The ‘Longest Ballot Committee’ is looking to run hundreds of protest candidates against Conservative leader Pierre Poilievre in an upcoming by-election in the Alberta.

A group called the “Longest Ballot Committee” is looking to run hundreds of protest candidates against Conservative Party leader Pierre Poilievre in an upcoming by-election in the Alberta Battle River–Crowfoot riding, just like they did in his former Ottawa-area Carelton riding in last week’s election.
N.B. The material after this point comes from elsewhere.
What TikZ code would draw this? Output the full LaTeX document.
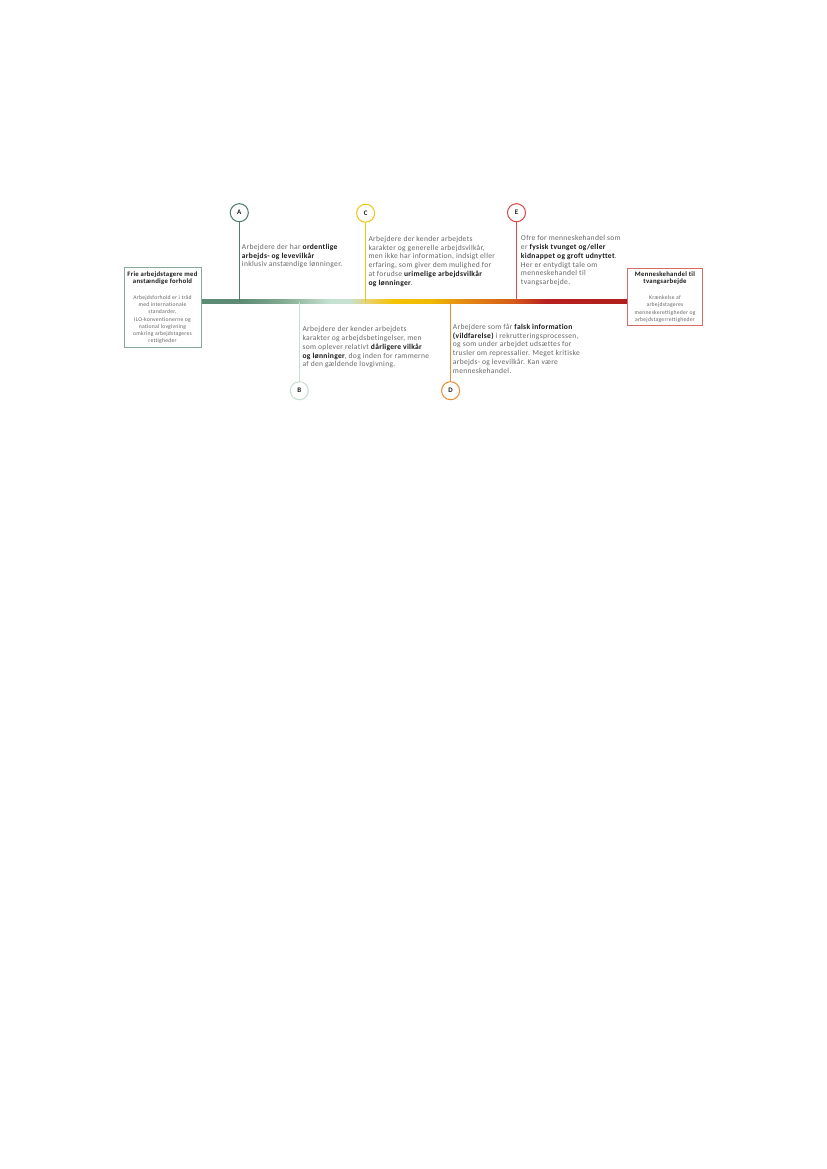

The Longest Ballot Committee is a grassroots group that packs ridings with protest candidates and is looking to place 200 names in the Battle River–Crowfoot riding. The riding was won by Conservative-elect MP Damien Kurek who garnered over 80 percent of the vote, but has since said he is going to vacate his seat to allow Poilievre to run a by-election and reclaim his seat in Parliament in a Conservative-safe area.

In an email to its followers, the committee said “dozens and dozens” of volunteers are ready to sign up as candidates for the yet-to-be-called by-election. The initiative follows after the group did the same thing in Poilievre’s former Carelton riding which he lost last Monday, and which saw voters being given an extremely long ballot with 90 candidates.